When scientists talk about crystals, they often mean single crystals. These highly ordered structures consist of atoms, molecules or ions arranged in a repetitive, three-dimensional pattern. Because their repeating building-block units are regular and stack neatly atop one another, single crystals tend to be strong, uniform and easy to characterize.
But nature seldom provides perfect single crystals. Instead, materials often come as polycrystalline aggregates, a hodgepodge of smaller, randomly oriented single crystals.
That disparity matters because the properties of a material strongly depend on how its atoms or molecules pack together. For instance, the performance of silicon solar cells and LEDs depends on the size and orientation of the material’s tiny single crystals.
Now researchers reporting in the journal ACS Nano describe how they filmed the growth of crystals. The team, led by Yassar Dahman of the University of Virginia, used a microscopy method known as atomic force microscopy to watch how tiny crystals nucleate on a silicon substrate.
Atomic force microscopes use a sharp cantilever, similar to that of a scanning probe microscope, to scan the surface. As the cantilever moves across a sample, its vertical position is adjusted as needed to maintain a constant force between the tip and the surface. The resulting data can then be used to determine how the surface topography varies along the scan.
The group set up their instrument to scan an area slightly larger than 2 micrometers on a side, every 2 milliseconds — a process they continued for more than half an hour. The researchers’ video shows how nanometer-scale crystalline islands form on the substrate. The video also reveals that the islands grow quickly, merge with one another and move around the surface as the material rearranges itself, eventually forming larger and more perfect crystals.
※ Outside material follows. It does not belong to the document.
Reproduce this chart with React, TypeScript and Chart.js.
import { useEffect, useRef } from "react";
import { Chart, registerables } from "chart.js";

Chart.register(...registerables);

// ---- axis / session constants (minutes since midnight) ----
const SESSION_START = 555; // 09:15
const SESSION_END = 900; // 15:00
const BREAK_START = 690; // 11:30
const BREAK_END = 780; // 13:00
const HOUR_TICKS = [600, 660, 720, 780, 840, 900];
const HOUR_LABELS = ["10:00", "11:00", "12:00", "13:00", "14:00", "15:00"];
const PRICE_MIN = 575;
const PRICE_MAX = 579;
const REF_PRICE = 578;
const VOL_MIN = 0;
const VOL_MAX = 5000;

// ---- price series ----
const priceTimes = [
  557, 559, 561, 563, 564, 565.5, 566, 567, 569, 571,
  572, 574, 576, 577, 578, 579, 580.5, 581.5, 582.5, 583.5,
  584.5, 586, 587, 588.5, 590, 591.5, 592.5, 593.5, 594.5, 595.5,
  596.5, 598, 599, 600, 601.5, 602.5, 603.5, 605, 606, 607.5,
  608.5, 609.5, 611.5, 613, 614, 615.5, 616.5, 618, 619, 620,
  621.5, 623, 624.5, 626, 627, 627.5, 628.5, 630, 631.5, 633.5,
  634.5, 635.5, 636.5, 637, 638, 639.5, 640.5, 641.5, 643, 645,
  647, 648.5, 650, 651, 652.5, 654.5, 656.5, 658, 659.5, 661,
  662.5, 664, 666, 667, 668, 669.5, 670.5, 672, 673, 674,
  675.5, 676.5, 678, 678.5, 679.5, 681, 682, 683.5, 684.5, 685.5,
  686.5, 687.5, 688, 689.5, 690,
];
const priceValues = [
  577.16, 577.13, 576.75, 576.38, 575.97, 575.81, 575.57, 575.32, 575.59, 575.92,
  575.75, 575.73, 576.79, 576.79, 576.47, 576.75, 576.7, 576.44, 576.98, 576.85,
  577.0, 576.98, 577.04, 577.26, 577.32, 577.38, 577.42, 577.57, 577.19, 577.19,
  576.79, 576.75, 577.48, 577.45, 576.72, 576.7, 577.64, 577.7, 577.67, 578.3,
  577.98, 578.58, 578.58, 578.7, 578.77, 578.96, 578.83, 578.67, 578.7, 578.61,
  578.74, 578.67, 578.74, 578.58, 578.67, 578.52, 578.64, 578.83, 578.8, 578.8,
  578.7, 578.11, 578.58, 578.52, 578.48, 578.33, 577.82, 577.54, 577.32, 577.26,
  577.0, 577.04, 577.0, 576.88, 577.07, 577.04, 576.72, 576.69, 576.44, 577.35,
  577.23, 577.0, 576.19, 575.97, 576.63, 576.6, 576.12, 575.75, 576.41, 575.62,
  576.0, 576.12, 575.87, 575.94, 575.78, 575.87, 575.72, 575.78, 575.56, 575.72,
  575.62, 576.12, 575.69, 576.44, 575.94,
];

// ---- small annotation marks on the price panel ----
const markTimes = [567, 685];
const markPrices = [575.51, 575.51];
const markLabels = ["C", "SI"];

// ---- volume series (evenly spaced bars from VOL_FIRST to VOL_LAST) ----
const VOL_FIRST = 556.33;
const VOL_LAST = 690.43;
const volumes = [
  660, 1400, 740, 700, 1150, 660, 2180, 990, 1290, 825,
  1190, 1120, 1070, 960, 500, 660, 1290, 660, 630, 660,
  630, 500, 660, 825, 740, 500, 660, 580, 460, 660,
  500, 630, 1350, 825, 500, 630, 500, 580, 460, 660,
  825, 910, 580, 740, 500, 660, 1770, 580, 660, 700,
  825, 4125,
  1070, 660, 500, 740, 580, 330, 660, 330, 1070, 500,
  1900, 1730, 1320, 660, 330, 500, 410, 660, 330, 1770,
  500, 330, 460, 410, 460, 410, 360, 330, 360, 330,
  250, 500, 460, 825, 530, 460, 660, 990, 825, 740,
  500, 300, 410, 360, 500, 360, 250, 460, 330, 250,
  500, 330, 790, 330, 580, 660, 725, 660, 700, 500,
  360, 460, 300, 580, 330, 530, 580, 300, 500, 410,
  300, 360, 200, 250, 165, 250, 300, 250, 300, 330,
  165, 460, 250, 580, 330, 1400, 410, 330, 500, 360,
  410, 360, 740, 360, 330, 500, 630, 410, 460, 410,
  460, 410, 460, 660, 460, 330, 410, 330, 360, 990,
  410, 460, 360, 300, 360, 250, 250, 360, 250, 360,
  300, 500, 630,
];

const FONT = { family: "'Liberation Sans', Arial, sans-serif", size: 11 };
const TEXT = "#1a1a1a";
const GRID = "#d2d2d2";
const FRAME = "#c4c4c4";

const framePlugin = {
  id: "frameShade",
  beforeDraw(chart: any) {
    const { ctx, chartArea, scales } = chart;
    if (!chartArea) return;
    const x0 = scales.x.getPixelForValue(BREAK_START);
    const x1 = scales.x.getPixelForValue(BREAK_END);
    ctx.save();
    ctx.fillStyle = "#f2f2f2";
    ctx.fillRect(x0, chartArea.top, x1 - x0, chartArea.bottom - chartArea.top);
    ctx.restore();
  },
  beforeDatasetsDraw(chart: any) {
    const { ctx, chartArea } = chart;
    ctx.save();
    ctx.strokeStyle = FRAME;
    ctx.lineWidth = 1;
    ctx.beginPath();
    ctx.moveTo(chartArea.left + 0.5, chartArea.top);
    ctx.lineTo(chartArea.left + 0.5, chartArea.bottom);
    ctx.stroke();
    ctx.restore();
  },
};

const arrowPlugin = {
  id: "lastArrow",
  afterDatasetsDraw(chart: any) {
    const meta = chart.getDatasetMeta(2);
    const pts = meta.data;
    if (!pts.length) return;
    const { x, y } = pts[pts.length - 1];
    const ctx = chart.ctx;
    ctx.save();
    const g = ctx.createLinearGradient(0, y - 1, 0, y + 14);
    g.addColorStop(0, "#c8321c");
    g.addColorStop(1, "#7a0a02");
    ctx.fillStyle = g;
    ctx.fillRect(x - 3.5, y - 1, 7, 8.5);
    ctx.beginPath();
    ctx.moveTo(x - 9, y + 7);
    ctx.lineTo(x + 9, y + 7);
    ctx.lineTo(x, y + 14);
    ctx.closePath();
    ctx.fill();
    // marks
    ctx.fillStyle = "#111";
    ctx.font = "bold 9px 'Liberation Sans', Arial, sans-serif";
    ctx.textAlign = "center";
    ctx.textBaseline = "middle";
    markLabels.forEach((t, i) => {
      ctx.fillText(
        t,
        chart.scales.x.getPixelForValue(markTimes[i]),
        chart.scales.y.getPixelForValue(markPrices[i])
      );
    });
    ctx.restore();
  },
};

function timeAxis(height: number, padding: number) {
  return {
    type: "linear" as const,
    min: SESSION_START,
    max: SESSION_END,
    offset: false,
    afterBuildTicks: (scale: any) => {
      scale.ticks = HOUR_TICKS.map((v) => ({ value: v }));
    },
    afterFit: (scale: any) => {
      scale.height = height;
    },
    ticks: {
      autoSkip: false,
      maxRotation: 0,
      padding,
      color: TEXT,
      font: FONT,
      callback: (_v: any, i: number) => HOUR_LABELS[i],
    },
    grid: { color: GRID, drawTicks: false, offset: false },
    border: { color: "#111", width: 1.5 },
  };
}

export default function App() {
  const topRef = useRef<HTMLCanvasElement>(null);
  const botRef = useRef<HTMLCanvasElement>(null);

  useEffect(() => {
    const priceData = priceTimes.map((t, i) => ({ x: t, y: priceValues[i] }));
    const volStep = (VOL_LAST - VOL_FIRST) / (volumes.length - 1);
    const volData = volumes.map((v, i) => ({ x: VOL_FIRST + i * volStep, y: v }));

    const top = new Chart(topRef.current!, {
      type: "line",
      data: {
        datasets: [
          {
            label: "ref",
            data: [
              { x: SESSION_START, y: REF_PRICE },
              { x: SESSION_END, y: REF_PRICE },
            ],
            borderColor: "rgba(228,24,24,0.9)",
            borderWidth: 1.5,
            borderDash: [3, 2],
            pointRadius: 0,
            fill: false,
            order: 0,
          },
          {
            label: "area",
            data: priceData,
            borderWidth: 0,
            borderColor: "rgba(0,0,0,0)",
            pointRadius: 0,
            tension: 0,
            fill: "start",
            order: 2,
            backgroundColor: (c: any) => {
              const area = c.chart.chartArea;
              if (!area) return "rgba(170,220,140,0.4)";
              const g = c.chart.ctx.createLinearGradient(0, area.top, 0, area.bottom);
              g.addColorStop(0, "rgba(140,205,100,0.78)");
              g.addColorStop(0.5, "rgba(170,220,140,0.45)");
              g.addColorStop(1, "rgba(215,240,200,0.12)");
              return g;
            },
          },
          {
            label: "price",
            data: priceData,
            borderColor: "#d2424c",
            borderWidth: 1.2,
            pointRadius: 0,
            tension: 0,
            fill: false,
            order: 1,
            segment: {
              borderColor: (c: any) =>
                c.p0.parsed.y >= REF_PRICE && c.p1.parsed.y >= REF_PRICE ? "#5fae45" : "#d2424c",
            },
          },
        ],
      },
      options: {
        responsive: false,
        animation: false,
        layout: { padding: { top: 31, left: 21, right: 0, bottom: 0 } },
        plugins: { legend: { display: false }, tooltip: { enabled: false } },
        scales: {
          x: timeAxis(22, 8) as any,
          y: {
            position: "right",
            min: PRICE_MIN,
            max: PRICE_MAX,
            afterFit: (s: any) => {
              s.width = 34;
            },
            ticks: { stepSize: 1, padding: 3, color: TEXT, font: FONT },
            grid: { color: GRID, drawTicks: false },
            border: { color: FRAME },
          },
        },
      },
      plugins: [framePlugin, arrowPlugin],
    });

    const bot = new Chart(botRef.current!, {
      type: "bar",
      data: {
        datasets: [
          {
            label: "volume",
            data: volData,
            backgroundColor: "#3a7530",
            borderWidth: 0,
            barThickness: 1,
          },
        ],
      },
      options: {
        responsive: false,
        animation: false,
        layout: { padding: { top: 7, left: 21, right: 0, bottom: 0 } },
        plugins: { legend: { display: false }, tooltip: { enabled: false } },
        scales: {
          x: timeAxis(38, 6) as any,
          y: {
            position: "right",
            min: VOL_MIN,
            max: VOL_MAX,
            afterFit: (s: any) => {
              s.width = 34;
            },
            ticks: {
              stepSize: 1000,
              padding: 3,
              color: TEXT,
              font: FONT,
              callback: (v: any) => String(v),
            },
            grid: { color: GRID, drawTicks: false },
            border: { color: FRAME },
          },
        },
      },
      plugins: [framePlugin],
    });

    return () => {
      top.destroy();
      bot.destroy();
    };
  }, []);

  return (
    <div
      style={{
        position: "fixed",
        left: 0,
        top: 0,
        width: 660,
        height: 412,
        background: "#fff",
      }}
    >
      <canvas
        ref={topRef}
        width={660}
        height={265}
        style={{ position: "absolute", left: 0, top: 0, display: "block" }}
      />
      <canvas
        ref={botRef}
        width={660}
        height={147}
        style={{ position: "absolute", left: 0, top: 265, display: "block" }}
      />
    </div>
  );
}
“You can see a small island nucleate, and it will start growing and eventually hit another island and merge with it,” says Dahman.
Dahman notes that the film’s time scale is orders of magnitude faster than that of other techniques used to image the movement of atoms on surfaces, such as scanning tunneling microscopy. “What we’re showing here is very different from what we see with those techniques, which show static images because they’re probing the surface very slowly,” he says. “We’re seeing a movie, instead of a still image.”
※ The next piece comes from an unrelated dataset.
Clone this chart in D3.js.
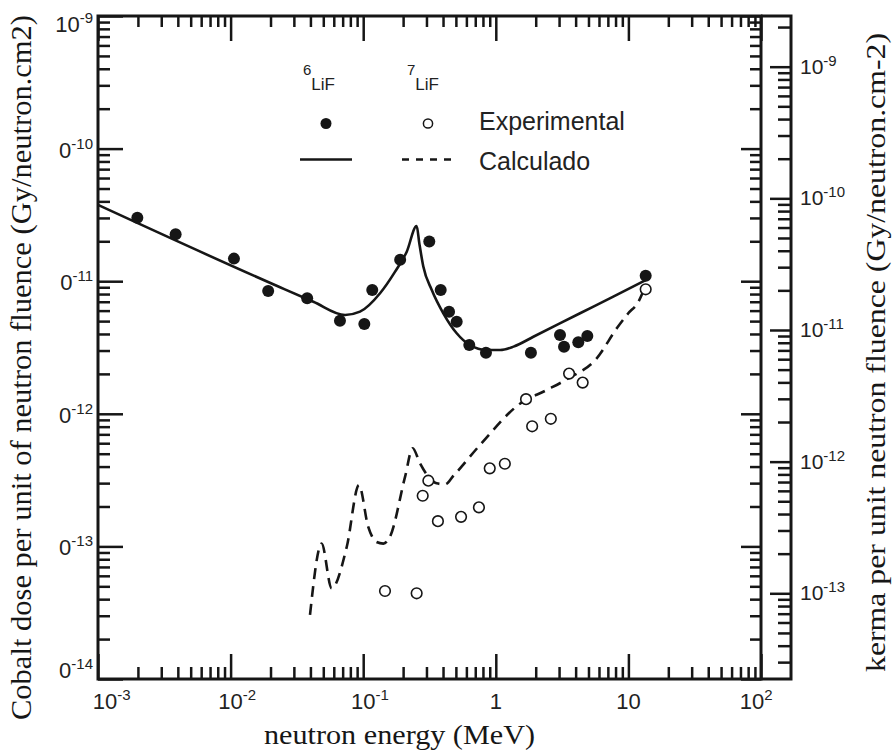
<!DOCTYPE html>
<html>
<head>
<meta charset="utf-8">
<script src="https://cdn.jsdelivr.net/npm/d3@7"></script>
<style>
  body { margin: 0; background: #fff; }
</style>
</head>
<body>
<script>
// values: energy in MeV, dose per fluence in Gy.cm2
const li6Energy = [0.00198, 0.00385, 0.0106, 0.0192, 0.0378, 0.0668, 0.102, 0.117, 0.190, 0.315,
  0.384, 0.444, 0.507, 0.631, 0.843, 1.84, 3.05, 3.27, 4.19, 4.90, 13.5]
const li6Dose = [3.01e-11, 2.26e-11, 1.48e-11, 8.43e-12, 7.43e-12, 5.04e-12, 4.75e-12, 8.59e-12, 1.45e-11, 1.99e-11,
  8.59e-12, 5.89e-12, 4.95e-12, 3.30e-12, 2.89e-12, 2.89e-12, 3.93e-12, 3.21e-12, 3.46e-12, 3.86e-12, 1.10e-11]

const li7Energy = [0.146, 0.253, 0.281, 0.310, 0.366, 0.547, 0.746, 0.900, 1.17, 1.69, 1.88, 2.60, 3.57, 4.52, 13.5]
const li7Dose = [4.61e-14, 4.43e-14, 2.41e-13, 3.13e-13, 1.55e-13, 1.67e-13, 1.97e-13, 3.88e-13, 4.20e-13, 1.29e-12,
  8.05e-13, 9.17e-13, 2.01e-12, 1.72e-12, 8.69e-12]

const calc6Energy = [0.001, 0.0236, 0.0421, 0.0730, 0.0946, 0.134, 0.174, 0.213, 0.253, 0.265, 0.284, 0.329,
  0.402, 0.507, 0.638, 0.853, 1.08, 1.36, 1.92, 4.32, 7.69, 13.5]
const calc6Dose = [3.76e-11, 9.0e-12, 7.0e-12, 5.56e-12, 5.89e-12, 8.11e-12, 1.18e-11, 1.67e-11, 2.61e-11, 1.93e-11, 1.29e-11, 8.59e-12,
  5.73e-12, 4.05e-12, 3.30e-12, 3.03e-12, 3.03e-12, 3.21e-12, 3.81e-12, 5.73e-12, 7.64e-12, 1.02e-11]

const calc7Energy = [0.0397, 0.0486, 0.0578, 0.0752, 0.0929, 0.109, 0.126, 0.142, 0.159, 0.207, 0.236, 0.268,
  0.310, 0.358, 0.414, 0.479, 0.760, 1.52, 2.42, 3.43, 5.77, 8.20, 9.98, 11.9, 12.9]
const calc7Dose = [3.04e-14, 1.05e-13, 4.83e-14, 9.95e-14, 2.90e-13, 1.41e-13, 1.08e-13, 1.05e-13, 1.18e-13, 3.36e-13, 5.50e-13, 4.24e-13,
  3.36e-13, 2.99e-13, 2.94e-13, 3.41e-13, 5.82e-13, 1.19e-12, 1.51e-12, 1.82e-12, 2.62e-12, 4.44e-12, 5.73e-12, 7.0e-12, 8.33e-12]

const xTickValues = [1e-3, 1e-2, 1e-1, 1, 10, 100]
const xTickLabels = [['10', '-3'], ['10', '-2'], ['10', '-1'], ['1', ''], ['10', ''], ['10', '2']]
const leftTickValues = [1e-9, 1e-10, 1e-11, 1e-12, 1e-13, 1e-14]
const leftTickLabels = [['10', '-9'], ['0', '-10'], ['0', '-11'], ['0', '-12'], ['0', '-13'], ['0', '-14']]
const rightTickValues = [1e-9, 1e-10, 1e-11, 1e-12, 1e-13]
const rightTickLabels = [['10', '-9'], ['10', '-10'], ['10', '-11'], ['10', '-12'], ['10', '-13']]

const legendSeries = ['6', '7']
const legendRows = ['Experimental', 'Calculado']

const overallWidth = 894
const overallHeight = 751
const box = { left: 98, top: 16, right: 761, bottom: 679 }
const axis2X = 791
const ink = '#161616'
const sans = '"Liberation Sans", Arial, sans-serif'
const serif = '"Liberation Serif", "Times New Roman", serif'

const svg = d3.select('body').append('svg')
  .attr('width', overallWidth)
  .attr('height', overallHeight)
  .attr('xmlns', 'http://www.w3.org/2000/svg')

const x = d3.scaleLog().domain([1e-3, 1e2]).range([box.left, box.right])
const y = d3.scaleLog().domain([1e-14, 1e-9]).range([box.bottom, box.top])
// second (kerma) scale sits ~50px lower than the dose scale
const y2 = d3.scaleLog().domain([Math.pow(10, -13.651), Math.pow(10, -8.615)]).range([box.bottom, box.top])

const isDecade = v => Math.abs(Math.log10(v) - Math.round(Math.log10(v))) < 1e-6

function ticks (g, axisFn, scale, majorLen, minorLen) {
  const all = scale.ticks()
  g.append('g')
    .call(axisFn(scale).tickValues(all.filter(v => !isDecade(v))).tickSizeInner(-minorLen).tickSizeOuter(0).tickFormat(''))
  g.append('g')
    .call(axisFn(scale).tickValues(all.filter(isDecade)).tickSizeInner(-majorLen).tickSizeOuter(0).tickFormat(''))
  g.selectAll('.domain').remove()
  g.selectAll('.tick line').attr('stroke', ink).attr('stroke-width', 2.5)
}

ticks(svg.append('g').attr('transform', `translate(0,${box.bottom})`), d3.axisBottom, x, 25, 12)
ticks(svg.append('g').attr('transform', `translate(0,${box.top})`), d3.axisTop, x, 25, 11)
ticks(svg.append('g').attr('transform', `translate(${box.left},0)`), d3.axisLeft, y, 25, 12)
ticks(svg.append('g').attr('transform', `translate(${box.right},0)`), d3.axisRight, y, 20, 11)
ticks(svg.append('g').attr('transform', `translate(${axis2X},0)`), d3.axisRight, y2, 21, 13)

svg.append('rect')
  .attr('x', box.left).attr('y', box.top)
  .attr('width', box.right - box.left).attr('height', box.bottom - box.top)
  .attr('fill', 'none').attr('stroke', ink).attr('stroke-width', 3)

svg.append('path')
  .attr('d', `M${box.right},${box.top}H${axis2X}V${box.bottom}H${box.right}`)
  .attr('fill', 'none').attr('stroke', ink).attr('stroke-width', 3)

// tick labels with superscript exponents
function label (px, py, pair, anchor, size, supSize, rise) {
  const t = svg.append('text')
    .attr('x', px).attr('y', py)
    .attr('text-anchor', anchor)
    .style('font-family', sans)
    .style('font-size', size + 'px')
    .attr('fill', '#222')
  const base = t.append('tspan').text(pair[0])
  if (pair[1]) {
    t.append('tspan').text(pair[1]).attr('dy', -rise).style('font-size', supSize + 'px')
  }
  return { t, base }
}

xTickValues.forEach((v, i) => {
  const nudge = i === 0 ? 7 : (i === xTickValues.length - 1 ? -9 : 0)
  const l = label(0, 709, xTickLabels[i], 'start', 22, 15, 9)
  const w = l.base.node().getComputedTextLength()
  l.t.attr('x', x(v) - w / 2 + nudge)
})

leftTickValues.forEach((v, i) => {
  let py = y(v) + 9
  if (i === 0) py = 32
  if (i === leftTickValues.length - 1) py = 678
  label(93, py, leftTickLabels[i], 'end', 22, 15, 9)
})

rightTickValues.forEach((v, i) => {
  label(800, y2(v) + 7, rightTickLabels[i], 'start', 21, 15, 8)
})

// axis titles
svg.append('text')
  .attr('transform', 'translate(31,367.5) rotate(-90)')
  .attr('text-anchor', 'middle')
  .attr('textLength', 705)
  .attr('lengthAdjust', 'spacingAndGlyphs')
  .style('font-family', serif)
  .style('font-size', '29px')
  .attr('fill', ink)
  .text('Cobalt dose per unit of neutron fluence (Gy/neutron.cm2)')

svg.append('text')
  .attr('transform', 'translate(885,352.5) rotate(-90)')
  .attr('text-anchor', 'middle')
  .attr('textLength', 639)
  .attr('lengthAdjust', 'spacingAndGlyphs')
  .style('font-family', serif)
  .style('font-size', '27px')
  .attr('fill', ink)
  .text('kerma per unit neutron fluence (Gy/neutron.cm-2)')

svg.append('text')
  .attr('x', 399.5).attr('y', 744)
  .attr('text-anchor', 'middle')
  .attr('textLength', 271)
  .attr('lengthAdjust', 'spacingAndGlyphs')
  .style('font-family', serif)
  .style('font-size', '28px')
  .attr('fill', ink)
  .text('neutron energy (MeV)')

// curves
const line = d3.line()
  .x(d => x(d[0]))
  .y(d => y(d[1]))
  .curve(d3.curveMonotoneX)

svg.append('path')
  .attr('d', line(d3.zip(calc6Energy, calc6Dose)))
  .attr('fill', 'none')
  .attr('stroke', ink)
  .attr('stroke-width', 2.6)
  .attr('stroke-linejoin', 'round')

svg.append('path')
  .attr('d', line(d3.zip(calc7Energy, calc7Dose)))
  .attr('fill', 'none')
  .attr('stroke', ink)
  .attr('stroke-width', 2.6)
  .attr('stroke-dasharray', '11,7')

// points
svg.append('g')
  .selectAll('circle')
  .data(d3.zip(li6Energy, li6Dose))
  .join('circle')
  .attr('cx', d => x(d[0]))
  .attr('cy', d => y(d[1]))
  .attr('r', 6)
  .attr('fill', ink)

svg.append('g')
  .selectAll('circle')
  .data(d3.zip(li7Energy, li7Dose))
  .join('circle')
  .attr('cx', d => x(d[0]))
  .attr('cy', d => y(d[1]))
  .attr('r', 5.3)
  .attr('fill', '#fff')
  .attr('stroke', ink)
  .attr('stroke-width', 1.6)

// legend
const legendX = [303, 407]
legendSeries.forEach((s, i) => {
  const t = svg.append('text')
    .attr('x', legendX[i]).attr('y', 75)
    .style('font-family', sans)
    .attr('fill', '#222')
  t.append('tspan').text(s).style('font-size', '15px')
  t.append('tspan').text('LiF').attr('dy', 15).style('font-size', '17px')
})

svg.append('circle').attr('cx', 326).attr('cy', 123.5).attr('r', 5.5).attr('fill', ink)
svg.append('circle').attr('cx', 428).attr('cy', 123.5).attr('r', 4.6)
  .attr('fill', '#fff').attr('stroke', ink).attr('stroke-width', 1.5)

svg.append('line').attr('x1', 300).attr('x2', 352).attr('y1', 159.5).attr('y2', 159.5)
  .attr('stroke', ink).attr('stroke-width', 2.6)
svg.append('line').attr('x1', 402).attr('x2', 453).attr('y1', 159.5).attr('y2', 159.5)
  .attr('stroke', ink).attr('stroke-width', 2.6).attr('stroke-dasharray', '7,7')

legendRows.forEach((r, i) => {
  svg.append('text')
    .attr('x', 479).attr('y', [130, 170][i])
    .style('font-family', sans)
    .style('font-size', '25px')
    .attr('fill', '#222')
    .text(r)
})
</script>
</body>
</html>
The technique also reveals that the islands initially have different structures, but then the most stable structure takes over as the crystals grow larger, Dahman says. “The more stable structure is the one with the lower surface energy,” he explains.
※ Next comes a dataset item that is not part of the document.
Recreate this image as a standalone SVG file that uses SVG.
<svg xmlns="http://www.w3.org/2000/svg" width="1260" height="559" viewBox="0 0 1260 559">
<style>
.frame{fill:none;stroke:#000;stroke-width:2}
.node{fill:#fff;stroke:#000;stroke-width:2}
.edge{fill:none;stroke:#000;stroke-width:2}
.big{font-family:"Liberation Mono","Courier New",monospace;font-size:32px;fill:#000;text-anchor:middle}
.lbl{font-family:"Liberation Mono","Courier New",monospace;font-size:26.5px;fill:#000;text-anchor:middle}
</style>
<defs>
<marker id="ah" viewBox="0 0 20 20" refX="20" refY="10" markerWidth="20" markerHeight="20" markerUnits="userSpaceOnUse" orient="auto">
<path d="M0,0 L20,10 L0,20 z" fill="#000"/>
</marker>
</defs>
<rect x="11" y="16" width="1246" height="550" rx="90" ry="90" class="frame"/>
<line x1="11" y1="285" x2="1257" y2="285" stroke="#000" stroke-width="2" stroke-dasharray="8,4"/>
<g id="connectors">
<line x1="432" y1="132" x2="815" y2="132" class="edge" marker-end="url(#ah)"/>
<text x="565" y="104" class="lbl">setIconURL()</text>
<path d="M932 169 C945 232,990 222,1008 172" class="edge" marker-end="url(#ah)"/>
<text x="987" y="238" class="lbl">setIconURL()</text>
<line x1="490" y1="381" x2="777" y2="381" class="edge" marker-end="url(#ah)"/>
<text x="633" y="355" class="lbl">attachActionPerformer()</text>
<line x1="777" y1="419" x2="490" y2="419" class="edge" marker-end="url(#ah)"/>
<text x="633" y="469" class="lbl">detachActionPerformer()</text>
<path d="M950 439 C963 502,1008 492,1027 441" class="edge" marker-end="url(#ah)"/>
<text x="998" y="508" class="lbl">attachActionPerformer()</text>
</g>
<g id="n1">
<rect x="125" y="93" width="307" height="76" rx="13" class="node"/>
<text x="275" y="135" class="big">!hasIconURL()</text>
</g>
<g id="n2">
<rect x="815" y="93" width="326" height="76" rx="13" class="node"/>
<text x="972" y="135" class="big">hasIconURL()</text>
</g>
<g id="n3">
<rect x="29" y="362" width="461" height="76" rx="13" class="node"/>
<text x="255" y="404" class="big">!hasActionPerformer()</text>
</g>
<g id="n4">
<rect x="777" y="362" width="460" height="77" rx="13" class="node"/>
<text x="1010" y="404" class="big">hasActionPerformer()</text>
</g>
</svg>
Dahman says that the team hopes to use the new microscopy method to study how different materials grow in real time, to learn more about why materials adopt specific crystal structures and to design better materials for various applications.
Matthew J. Highland of the University of Chicago, who was not involved in the research, says the work is “very intriguing” and “exciting.”
“The ability to observe the evolution of crystal growth in situ at the nanoscale is of great value to the field,” he says. And although the researchers imaged crystals growing on silicon, Highland notes that “this technique is equally applicable to a variety of other materials systems, including organic semiconductors, metal oxides and even biomolecules.”